NEWSWEEK
The afterlife of George W. Bush
Just when you thought his memoirs and his Texas ranch would be taking up most of his time, it turns out former US president George Bush is making time to call teenagers in the neighbourhoood to thank them for their support. Repeatedly. He thanked a sophomore four times for selling “welcome home Laura and George” signs, writes Bill Minutaglio. Apart from the usual foray into the post-presidency speaking circuit and his work for his Presidential Library Complex in Dallas, Bush is easing back into life in Texas by reaching out to those who supported him.
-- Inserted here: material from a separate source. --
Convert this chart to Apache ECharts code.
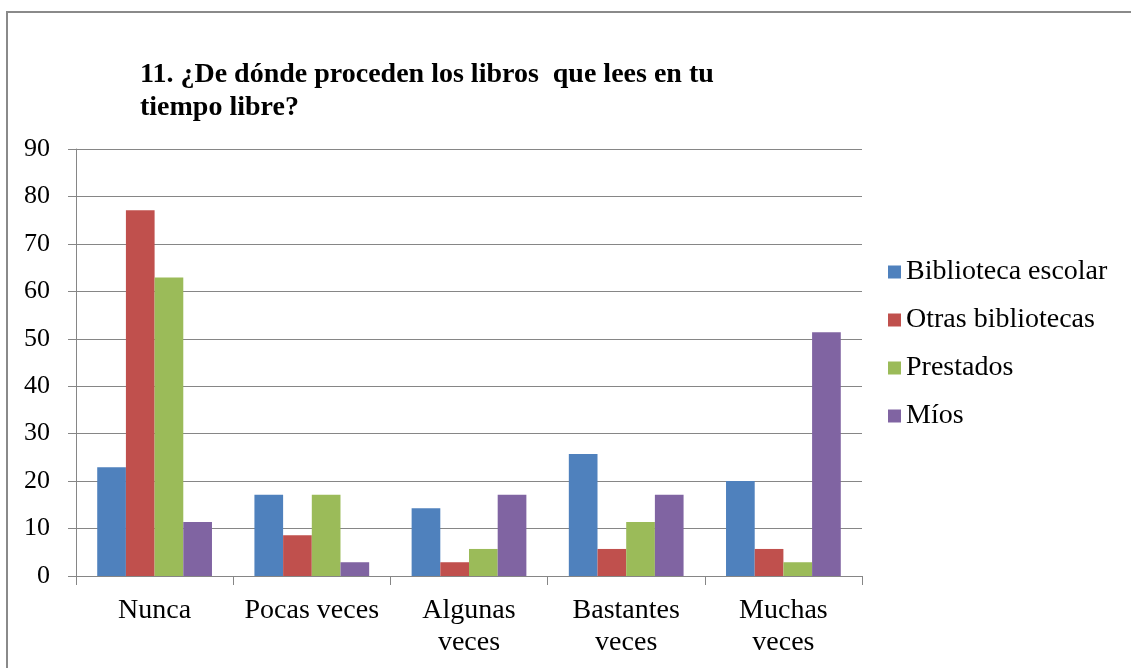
<!DOCTYPE html>
<html>
<head>
<meta charset="utf-8">
<script src="https://cdn.jsdelivr.net/npm/echarts@6/dist/echarts.min.js"></script>
<style>
html,body{margin:0;padding:0;background:#fff;}
#chart{width:1131px;height:668px;}
</style>
</head>
<body>
<div id="chart"></div>
<script>
var categories = ["Nunca", "Pocas veces", "Algunas\nveces", "Bastantes\nveces", "Muchas\nveces"];
var escolar = [22.9, 17.1, 14.3, 25.7, 20.0];
var otras = [77.1, 8.6, 2.9, 5.7, 5.7];
var prestados = [62.9, 17.1, 5.7, 11.4, 2.9];
var mios = [11.4, 2.9, 17.1, 17.1, 51.4];
var yTicks = [0, 10, 20, 30, 40, 50, 60, 70, 80, 90];

var myChart = echarts.init(document.getElementById("chart"));
var serif = "Liberation Serif";

var option = {
	animation: false,
	color: ["#4F81BD", "#C0504D", "#9BBB59", "#8064A2"],
	title: {
		text: "11. ¿De dónde proceden los libros  que lees en tu\ntiempo libre?",
		left: 135,
		top: 53,
		textStyle: {
			fontFamily: serif,
			fontWeight: "bold",
			fontSize: 28,
			lineHeight: 33,
			color: "#000"
		}
	},
	graphic: [{
		type: "rect",
		shape: {x: 7, y: 12, width: 1200, height: 700},
		style: {fill: "none", stroke: "#8a8a8a", lineWidth: 2}
	}],
	legend: {
		orient: "vertical",
		left: 883,
		top: 253,
		itemWidth: 13,
		itemHeight: 13,
		itemGap: 20,
		icon: "rect",
		textStyle: {fontFamily: serif, fontSize: 28, color: "#000", padding: [0, 0, 0, 0]},
		data: ["Biblioteca escolar", "Otras bibliotecas", "Prestados", "Míos"]
	},
	grid: {
		left: 76,
		right: 269,
		top: 149,
		bottom: 92,
		containLabel: false
	},
	xAxis: {
		type: "category",
		data: categories,
		axisLine: {lineStyle: {color: "#868686"}},
		axisTick: {show: true, length: 9, lineStyle: {color: "#868686"}},
		axisLabel: {
			interval: 0,
			margin: 19,
			fontFamily: serif,
			fontSize: 28,
			lineHeight: 32,
			color: "#000"
		}
	},
	yAxis: {
		type: "value",
		min: yTicks[0],
		max: yTicks[yTicks.length - 1],
		interval: 10,
		axisLine: {show: true, lineStyle: {color: "#868686"}},
		axisTick: {show: true, length: 8, lineStyle: {color: "#868686"}},
		splitLine: {lineStyle: {color: "#868686", width: 1}},
		axisLabel: {
			margin: 26,
			fontFamily: serif,
			fontSize: 26,
			color: "#000"
		}
	},
	series: [
		{name: "Biblioteca escolar", type: "bar", data: escolar, barGap: "0%", barCategoryGap: "27%"},
		{name: "Otras bibliotecas", type: "bar", data: otras, barGap: "0%", barCategoryGap: "27%"},
		{name: "Prestados", type: "bar", data: prestados, barGap: "0%", barCategoryGap: "27%"},
		{name: "Míos", type: "bar", data: mios, barGap: "0%", barCategoryGap: "27%"}
	]
};

myChart.setOption(option);
</script>
</body>
</html>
Six-year-olds who once tried to donate a dollar to his campaign also make the cut.
VANITY FAIR
Rise of the New Yiddishists
Move over, Roth, Bellow and Malamud. A new breed of American-Jewish writers is walking away from the angst that came with the territory and working up a renaissance in Jewish story-telling, turning the accepted rules of engagement and the narrative of assimilation on its head, writes David Sax. Thirty years ago, the American Jewish fiction of Philip Roth and Saul Bellow was all about Yiddish insults, blonde shiksas, and getting away from the past. Today’s talented crop of young Jewish writers, such as Nathan Englander, Michael Chabon, and Dara Horn, are weaving tales bound in a newfound ethnic pride that has revitalised Jewish literature in America. Even Woody Allen, it seems, is tiring of quintessentially Jewish characters.